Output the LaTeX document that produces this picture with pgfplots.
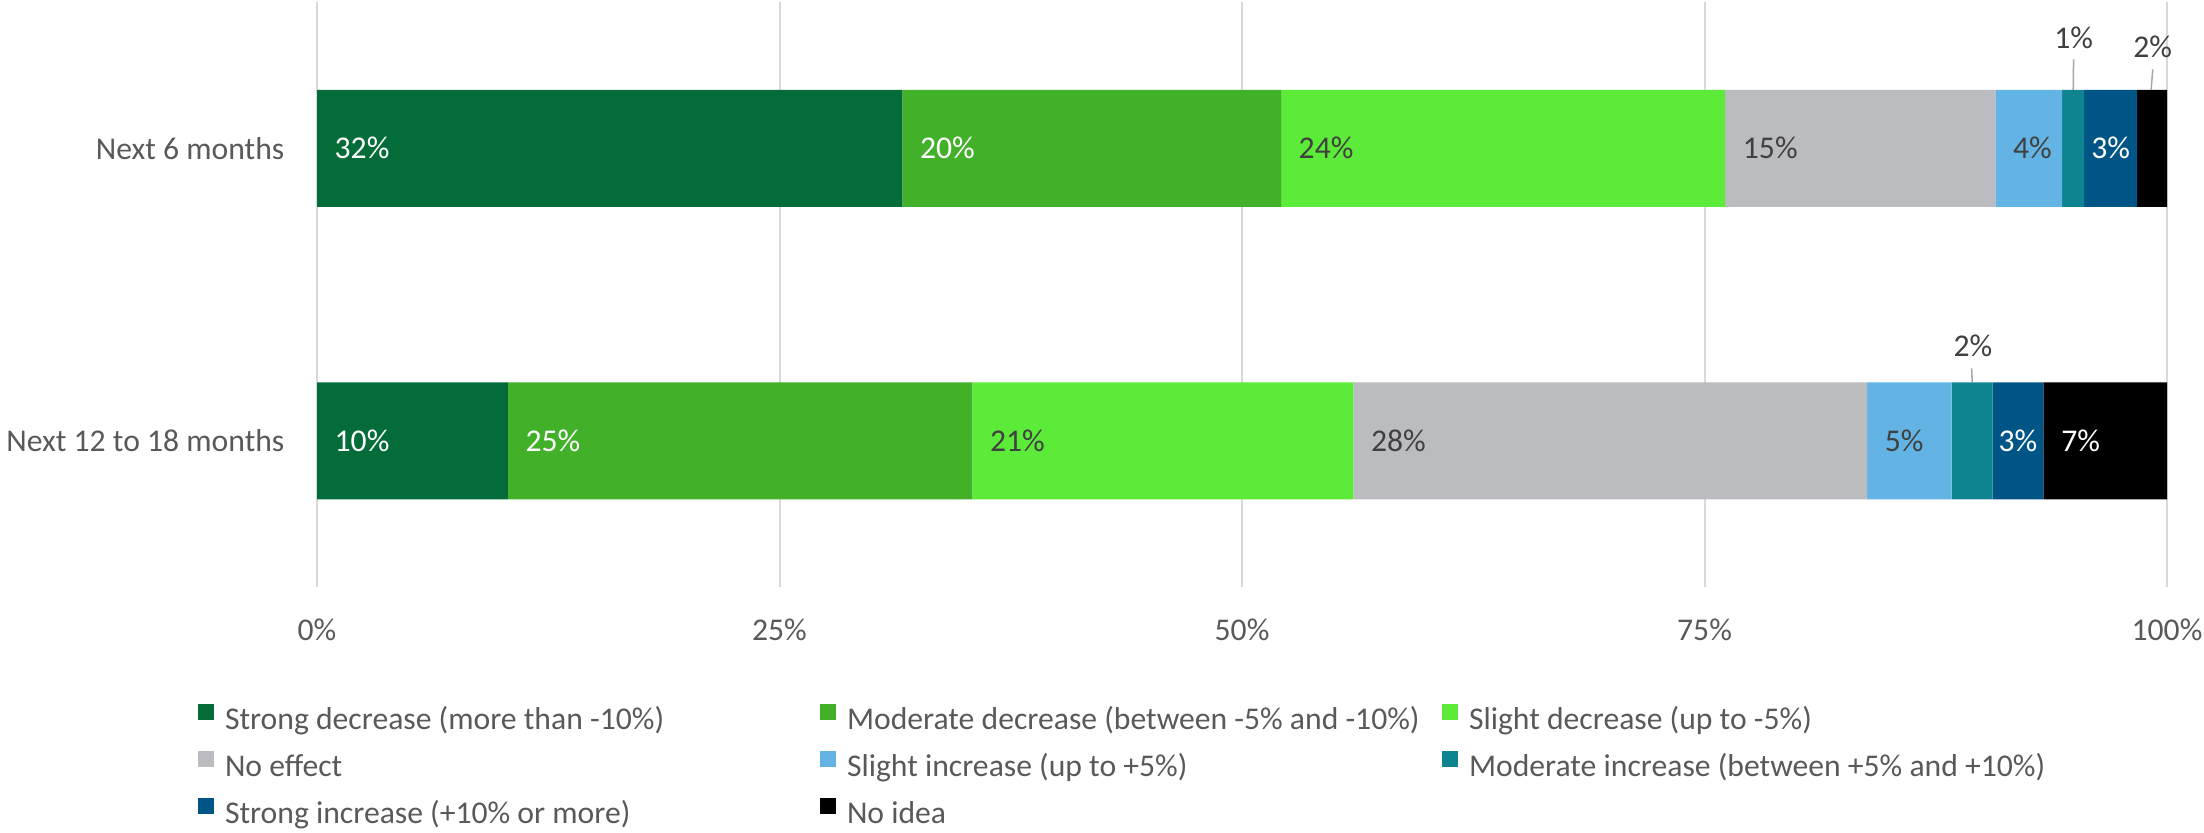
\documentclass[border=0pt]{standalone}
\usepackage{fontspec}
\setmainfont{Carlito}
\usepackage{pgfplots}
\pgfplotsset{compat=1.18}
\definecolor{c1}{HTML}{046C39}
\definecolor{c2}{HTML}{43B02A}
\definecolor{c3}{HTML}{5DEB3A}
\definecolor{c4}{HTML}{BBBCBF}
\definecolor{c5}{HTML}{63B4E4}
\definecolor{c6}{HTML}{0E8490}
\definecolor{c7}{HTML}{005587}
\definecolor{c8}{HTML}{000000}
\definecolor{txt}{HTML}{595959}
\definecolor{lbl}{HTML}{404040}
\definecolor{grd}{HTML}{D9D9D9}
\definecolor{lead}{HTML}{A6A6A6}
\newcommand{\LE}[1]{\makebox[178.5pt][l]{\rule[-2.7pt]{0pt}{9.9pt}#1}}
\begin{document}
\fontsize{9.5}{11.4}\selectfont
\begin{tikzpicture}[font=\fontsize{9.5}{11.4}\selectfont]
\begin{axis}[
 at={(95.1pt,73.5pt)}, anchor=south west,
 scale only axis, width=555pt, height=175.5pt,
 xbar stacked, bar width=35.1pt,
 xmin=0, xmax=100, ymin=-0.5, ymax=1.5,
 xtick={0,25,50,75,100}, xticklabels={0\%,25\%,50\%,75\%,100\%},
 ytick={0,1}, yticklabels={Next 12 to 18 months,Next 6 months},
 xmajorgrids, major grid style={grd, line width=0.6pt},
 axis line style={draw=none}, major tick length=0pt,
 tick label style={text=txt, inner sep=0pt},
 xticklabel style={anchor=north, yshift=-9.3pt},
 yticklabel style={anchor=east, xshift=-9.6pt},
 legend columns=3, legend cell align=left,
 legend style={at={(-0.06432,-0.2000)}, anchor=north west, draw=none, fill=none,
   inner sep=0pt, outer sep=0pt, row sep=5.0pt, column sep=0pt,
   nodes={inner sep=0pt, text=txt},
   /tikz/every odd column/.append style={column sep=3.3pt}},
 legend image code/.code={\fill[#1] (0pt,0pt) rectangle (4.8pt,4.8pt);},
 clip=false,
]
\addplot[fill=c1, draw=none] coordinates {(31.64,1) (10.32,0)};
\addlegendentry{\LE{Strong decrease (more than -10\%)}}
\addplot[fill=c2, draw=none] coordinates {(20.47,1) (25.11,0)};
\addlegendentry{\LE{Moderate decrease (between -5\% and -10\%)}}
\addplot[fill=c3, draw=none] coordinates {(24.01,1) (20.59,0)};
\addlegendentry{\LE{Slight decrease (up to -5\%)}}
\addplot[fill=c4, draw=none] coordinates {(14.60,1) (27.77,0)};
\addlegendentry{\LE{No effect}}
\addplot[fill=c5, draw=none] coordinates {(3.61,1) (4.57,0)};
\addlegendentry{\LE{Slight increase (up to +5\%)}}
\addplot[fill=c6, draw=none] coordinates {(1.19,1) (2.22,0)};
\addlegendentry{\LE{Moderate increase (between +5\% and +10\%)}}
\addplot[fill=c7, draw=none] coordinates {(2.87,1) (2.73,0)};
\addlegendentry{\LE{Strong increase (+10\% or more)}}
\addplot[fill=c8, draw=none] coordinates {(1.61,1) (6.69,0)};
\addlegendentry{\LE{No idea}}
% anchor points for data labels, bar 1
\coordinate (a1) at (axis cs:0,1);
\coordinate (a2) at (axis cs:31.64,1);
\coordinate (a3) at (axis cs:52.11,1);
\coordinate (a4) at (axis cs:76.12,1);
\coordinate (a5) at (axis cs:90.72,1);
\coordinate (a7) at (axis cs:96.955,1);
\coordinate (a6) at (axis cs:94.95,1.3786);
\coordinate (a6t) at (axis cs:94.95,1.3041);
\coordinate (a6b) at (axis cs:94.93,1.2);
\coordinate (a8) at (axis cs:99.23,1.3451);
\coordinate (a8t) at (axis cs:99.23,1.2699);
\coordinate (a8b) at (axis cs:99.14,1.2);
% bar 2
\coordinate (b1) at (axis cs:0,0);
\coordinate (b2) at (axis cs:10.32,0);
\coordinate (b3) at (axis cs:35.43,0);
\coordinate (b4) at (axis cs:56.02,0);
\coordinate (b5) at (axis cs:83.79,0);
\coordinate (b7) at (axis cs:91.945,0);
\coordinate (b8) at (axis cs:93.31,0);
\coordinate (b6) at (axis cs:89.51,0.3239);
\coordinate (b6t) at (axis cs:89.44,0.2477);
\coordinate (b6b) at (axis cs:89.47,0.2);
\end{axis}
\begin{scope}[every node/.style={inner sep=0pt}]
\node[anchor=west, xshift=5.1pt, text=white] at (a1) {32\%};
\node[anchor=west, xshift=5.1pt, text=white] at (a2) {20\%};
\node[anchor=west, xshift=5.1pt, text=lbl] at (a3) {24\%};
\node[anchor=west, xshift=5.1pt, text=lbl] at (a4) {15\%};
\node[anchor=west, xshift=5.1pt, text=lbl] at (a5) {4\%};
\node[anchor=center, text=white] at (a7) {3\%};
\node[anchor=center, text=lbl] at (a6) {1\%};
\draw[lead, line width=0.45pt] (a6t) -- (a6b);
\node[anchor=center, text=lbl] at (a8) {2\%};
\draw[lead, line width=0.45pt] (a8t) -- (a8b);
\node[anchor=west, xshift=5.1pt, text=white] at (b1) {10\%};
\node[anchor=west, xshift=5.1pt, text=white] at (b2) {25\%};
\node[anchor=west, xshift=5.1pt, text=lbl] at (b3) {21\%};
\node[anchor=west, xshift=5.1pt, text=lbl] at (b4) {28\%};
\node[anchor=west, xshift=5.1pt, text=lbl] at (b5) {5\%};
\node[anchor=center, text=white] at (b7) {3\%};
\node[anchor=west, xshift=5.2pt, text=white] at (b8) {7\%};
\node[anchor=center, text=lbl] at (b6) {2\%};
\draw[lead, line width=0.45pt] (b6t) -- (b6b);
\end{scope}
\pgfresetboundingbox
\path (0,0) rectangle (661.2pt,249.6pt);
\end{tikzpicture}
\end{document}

══════════════════════════════

- The task
Copy out every line of the material above exactly, skipping the pictures.

- In response
Output the LaTeX document that produces this picture with pgfplots.
\documentclass[border=0pt]{standalone}
\usepackage{fontspec}
\setmainfont{Carlito}
\usepackage{pgfplots}
\pgfplotsset{compat=1.18}
\definecolor{c1}{HTML}{046C39}
\definecolor{c2}{HTML}{43B02A}
\definecolor{c3}{HTML}{5DEB3A}
\definecolor{c4}{HTML}{BBBCBF}
\definecolor{c5}{HTML}{63B4E4}
\definecolor{c6}{HTML}{0E8490}
\definecolor{c7}{HTML}{005587}
\definecolor{c8}{HTML}{000000}
\definecolor{txt}{HTML}{595959}
\definecolor{lbl}{HTML}{404040}
\definecolor{grd}{HTML}{D9D9D9}
\definecolor{lead}{HTML}{A6A6A6}
\newcommand{\LE}[1]{\makebox[178.5pt][l]{\rule[-2.7pt]{0pt}{9.9pt}#1}}
\begin{document}
\fontsize{9.5}{11.4}\selectfont
\begin{tikzpicture}[font=\fontsize{9.5}{11.4}\selectfont]
\begin{axis}[
 at={(95.1pt,73.5pt)}, anchor=south west,
 scale only axis, width=555pt, height=175.5pt,
 xbar stacked, bar width=35.1pt,
 xmin=0, xmax=100, ymin=-0.5, ymax=1.5,
 xtick={0,25,50,75,100}, xticklabels={0\%,25\%,50\%,75\%,100\%},
 ytick={0,1}, yticklabels={Next 12 to 18 months,Next 6 months},
 xmajorgrids, major grid style={grd, line width=0.6pt},
 axis line style={draw=none}, major tick length=0pt,
 tick label style={text=txt, inner sep=0pt},
 xticklabel style={anchor=north, yshift=-9.3pt},
 yticklabel style={anchor=east, xshift=-9.6pt},
 legend columns=3, legend cell align=left,
 legend style={at={(-0.06432,-0.2000)}, anchor=north west, draw=none, fill=none,
   inner sep=0pt, outer sep=0pt, row sep=5.0pt, column sep=0pt,
   nodes={inner sep=0pt, text=txt},
   /tikz/every odd column/.append style={column sep=3.3pt}},
 legend image code/.code={\fill[#1] (0pt,0pt) rectangle (4.8pt,4.8pt);},
 clip=false,
]
\addplot[fill=c1, draw=none] coordinates {(31.64,1) (10.32,0)};
\addlegendentry{\LE{Strong decrease (more than -10\%)}}
\addplot[fill=c2, draw=none] coordinates {(20.47,1) (25.11,0)};
\addlegendentry{\LE{Moderate decrease (between -5\% and -10\%)}}
\addplot[fill=c3, draw=none] coordinates {(24.01,1) (20.59,0)};
\addlegendentry{\LE{Slight decrease (up to -5\%)}}
\addplot[fill=c4, draw=none] coordinates {(14.60,1) (27.77,0)};
\addlegendentry{\LE{No effect}}
\addplot[fill=c5, draw=none] coordinates {(3.61,1) (4.57,0)};
\addlegendentry{\LE{Slight increase (up to +5\%)}}
\addplot[fill=c6, draw=none] coordinates {(1.19,1) (2.22,0)};
\addlegendentry{\LE{Moderate increase (between +5\% and +10\%)}}
\addplot[fill=c7, draw=none] coordinates {(2.87,1) (2.73,0)};
\addlegendentry{\LE{Strong increase (+10\% or more)}}
\addplot[fill=c8, draw=none] coordinates {(1.61,1) (6.69,0)};
\addlegendentry{\LE{No idea}}
% anchor points for data labels, bar 1
\coordinate (a1) at (axis cs:0,1);
\coordinate (a2) at (axis cs:31.64,1);
\coordinate (a3) at (axis cs:52.11,1);
\coordinate (a4) at (axis cs:76.12,1);
\coordinate (a5) at (axis cs:90.72,1);
\coordinate (a7) at (axis cs:96.955,1);
\coordinate (a6) at (axis cs:94.95,1.3786);
\coordinate (a6t) at (axis cs:94.95,1.3041);
\coordinate (a6b) at (axis cs:94.93,1.2);
\coordinate (a8) at (axis cs:99.23,1.3451);
\coordinate (a8t) at (axis cs:99.23,1.2699);
\coordinate (a8b) at (axis cs:99.14,1.2);
% bar 2
\coordinate (b1) at (axis cs:0,0);
\coordinate (b2) at (axis cs:10.32,0);
\coordinate (b3) at (axis cs:35.43,0);
\coordinate (b4) at (axis cs:56.02,0);
\coordinate (b5) at (axis cs:83.79,0);
\coordinate (b7) at (axis cs:91.945,0);
\coordinate (b8) at (axis cs:93.31,0);
\coordinate (b6) at (axis cs:89.51,0.3239);
\coordinate (b6t) at (axis cs:89.44,0.2477);
\coordinate (b6b) at (axis cs:89.47,0.2);
\end{axis}
\begin{scope}[every node/.style={inner sep=0pt}]
\node[anchor=west, xshift=5.1pt, text=white] at (a1) {32\%};
\node[anchor=west, xshift=5.1pt, text=white] at (a2) {20\%};
\node[anchor=west, xshift=5.1pt, text=lbl] at (a3) {24\%};
\node[anchor=west, xshift=5.1pt, text=lbl] at (a4) {15\%};
\node[anchor=west, xshift=5.1pt, text=lbl] at (a5) {4\%};
\node[anchor=center, text=white] at (a7) {3\%};
\node[anchor=center, text=lbl] at (a6) {1\%};
\draw[lead, line width=0.45pt] (a6t) -- (a6b);
\node[anchor=center, text=lbl] at (a8) {2\%};
\draw[lead, line width=0.45pt] (a8t) -- (a8b);
\node[anchor=west, xshift=5.1pt, text=white] at (b1) {10\%};
\node[anchor=west, xshift=5.1pt, text=white] at (b2) {25\%};
\node[anchor=west, xshift=5.1pt, text=lbl] at (b3) {21\%};
\node[anchor=west, xshift=5.1pt, text=lbl] at (b4) {28\%};
\node[anchor=west, xshift=5.1pt, text=lbl] at (b5) {5\%};
\node[anchor=center, text=white] at (b7) {3\%};
\node[anchor=west, xshift=5.2pt, text=white] at (b8) {7\%};
\node[anchor=center, text=lbl] at (b6) {2\%};
\draw[lead, line width=0.45pt] (b6t) -- (b6b);
\end{scope}
\pgfresetboundingbox
\path (0,0) rectangle (661.2pt,249.6pt);
\end{tikzpicture}
\end{document}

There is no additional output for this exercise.